* _STATED GOAL_:
Take the listing from its first line through the line that contains "minimum width=266pt] (conf)" and please retype those lines exactly, leaving out the pictures.

* _DATA SHOWN_:
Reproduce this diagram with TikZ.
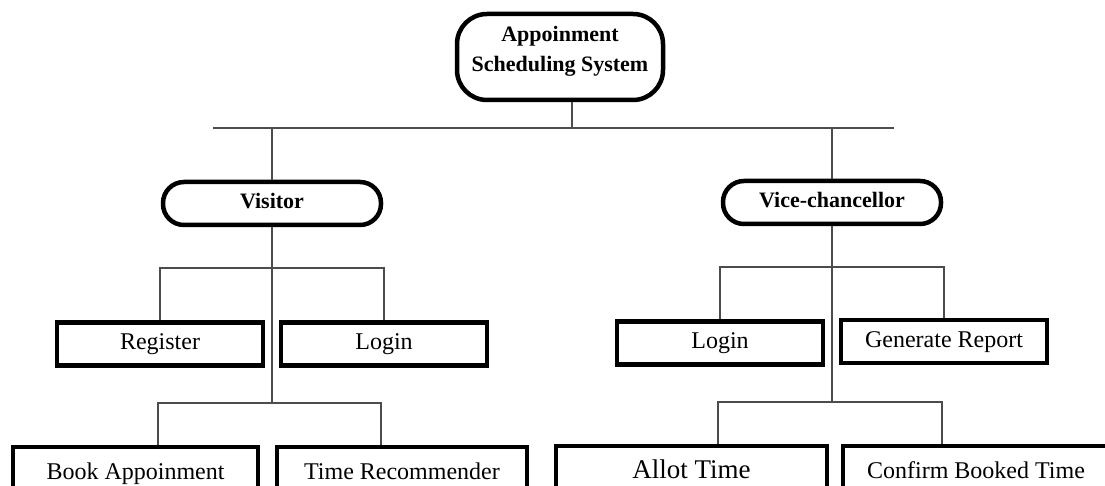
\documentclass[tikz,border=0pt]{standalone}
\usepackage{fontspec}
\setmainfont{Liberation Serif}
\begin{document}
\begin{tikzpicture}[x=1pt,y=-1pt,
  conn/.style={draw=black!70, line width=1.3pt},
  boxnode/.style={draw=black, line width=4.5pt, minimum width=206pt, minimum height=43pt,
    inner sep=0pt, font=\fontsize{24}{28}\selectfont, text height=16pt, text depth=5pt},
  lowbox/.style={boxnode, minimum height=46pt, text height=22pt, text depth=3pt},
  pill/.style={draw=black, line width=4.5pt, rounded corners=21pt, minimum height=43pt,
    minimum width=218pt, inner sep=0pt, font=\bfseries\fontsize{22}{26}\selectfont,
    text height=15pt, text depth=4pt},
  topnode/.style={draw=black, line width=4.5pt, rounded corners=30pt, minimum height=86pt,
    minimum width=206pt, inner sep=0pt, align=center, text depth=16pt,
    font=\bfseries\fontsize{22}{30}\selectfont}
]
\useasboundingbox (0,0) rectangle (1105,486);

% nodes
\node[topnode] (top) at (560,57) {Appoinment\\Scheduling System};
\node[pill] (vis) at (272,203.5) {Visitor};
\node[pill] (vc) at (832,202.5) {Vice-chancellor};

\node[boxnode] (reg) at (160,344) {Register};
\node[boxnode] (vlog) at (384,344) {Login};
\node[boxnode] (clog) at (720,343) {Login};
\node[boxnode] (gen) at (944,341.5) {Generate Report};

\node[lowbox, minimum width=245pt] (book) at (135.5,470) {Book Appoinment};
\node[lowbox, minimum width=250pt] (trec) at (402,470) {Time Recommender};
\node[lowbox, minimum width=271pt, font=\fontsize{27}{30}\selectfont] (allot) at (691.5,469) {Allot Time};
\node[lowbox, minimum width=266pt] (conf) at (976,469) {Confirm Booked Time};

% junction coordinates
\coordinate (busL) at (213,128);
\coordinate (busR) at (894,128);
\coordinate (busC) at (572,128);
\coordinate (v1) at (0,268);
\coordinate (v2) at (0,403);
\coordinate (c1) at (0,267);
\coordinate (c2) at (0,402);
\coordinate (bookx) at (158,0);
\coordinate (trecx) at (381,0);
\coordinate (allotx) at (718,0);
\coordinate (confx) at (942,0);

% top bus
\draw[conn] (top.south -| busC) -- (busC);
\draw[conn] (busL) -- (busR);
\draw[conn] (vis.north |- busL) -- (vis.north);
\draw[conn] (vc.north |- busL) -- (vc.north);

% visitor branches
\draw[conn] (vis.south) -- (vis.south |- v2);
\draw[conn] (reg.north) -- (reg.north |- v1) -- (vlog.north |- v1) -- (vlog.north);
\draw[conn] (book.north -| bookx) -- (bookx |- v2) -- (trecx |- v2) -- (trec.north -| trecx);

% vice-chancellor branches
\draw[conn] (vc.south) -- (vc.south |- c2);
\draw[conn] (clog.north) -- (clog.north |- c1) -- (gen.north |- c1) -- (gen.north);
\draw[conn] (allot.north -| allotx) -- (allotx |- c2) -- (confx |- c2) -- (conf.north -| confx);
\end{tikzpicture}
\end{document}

* _THE OUTPUT_:
Reproduce this diagram with TikZ.
\documentclass[tikz,border=0pt]{standalone}
\usepackage{fontspec}
\setmainfont{Liberation Serif}
\begin{document}
\begin{tikzpicture}[x=1pt,y=-1pt,
  conn/.style={draw=black!70, line width=1.3pt},
  boxnode/.style={draw=black, line width=4.5pt, minimum width=206pt, minimum height=43pt,
    inner sep=0pt, font=\fontsize{24}{28}\selectfont, text height=16pt, text depth=5pt},
  lowbox/.style={boxnode, minimum height=46pt, text height=22pt, text depth=3pt},
  pill/.style={draw=black, line width=4.5pt, rounded corners=21pt, minimum height=43pt,
    minimum width=218pt, inner sep=0pt, font=\bfseries\fontsize{22}{26}\selectfont,
    text height=15pt, text depth=4pt},
  topnode/.style={draw=black, line width=4.5pt, rounded corners=30pt, minimum height=86pt,
    minimum width=206pt, inner sep=0pt, align=center, text depth=16pt,
    font=\bfseries\fontsize{22}{30}\selectfont}
]
\useasboundingbox (0,0) rectangle (1105,486);

% nodes
\node[topnode] (top) at (560,57) {Appoinment\\Scheduling System};
\node[pill] (vis) at (272,203.5) {Visitor};
\node[pill] (vc) at (832,202.5) {Vice-chancellor};

\node[boxnode] (reg) at (160,344) {Register};
\node[boxnode] (vlog) at (384,344) {Login};
\node[boxnode] (clog) at (720,343) {Login};
\node[boxnode] (gen) at (944,341.5) {Generate Report};

\node[lowbox, minimum width=245pt] (book) at (135.5,470) {Book Appoinment};
\node[lowbox, minimum width=250pt] (trec) at (402,470) {Time Recommender};
\node[lowbox, minimum width=271pt, font=\fontsize{27}{30}\selectfont] (allot) at (691.5,469) {Allot Time};
\node[lowbox, minimum width=266pt] (conf) at (976,469) {Confirm Booked Time};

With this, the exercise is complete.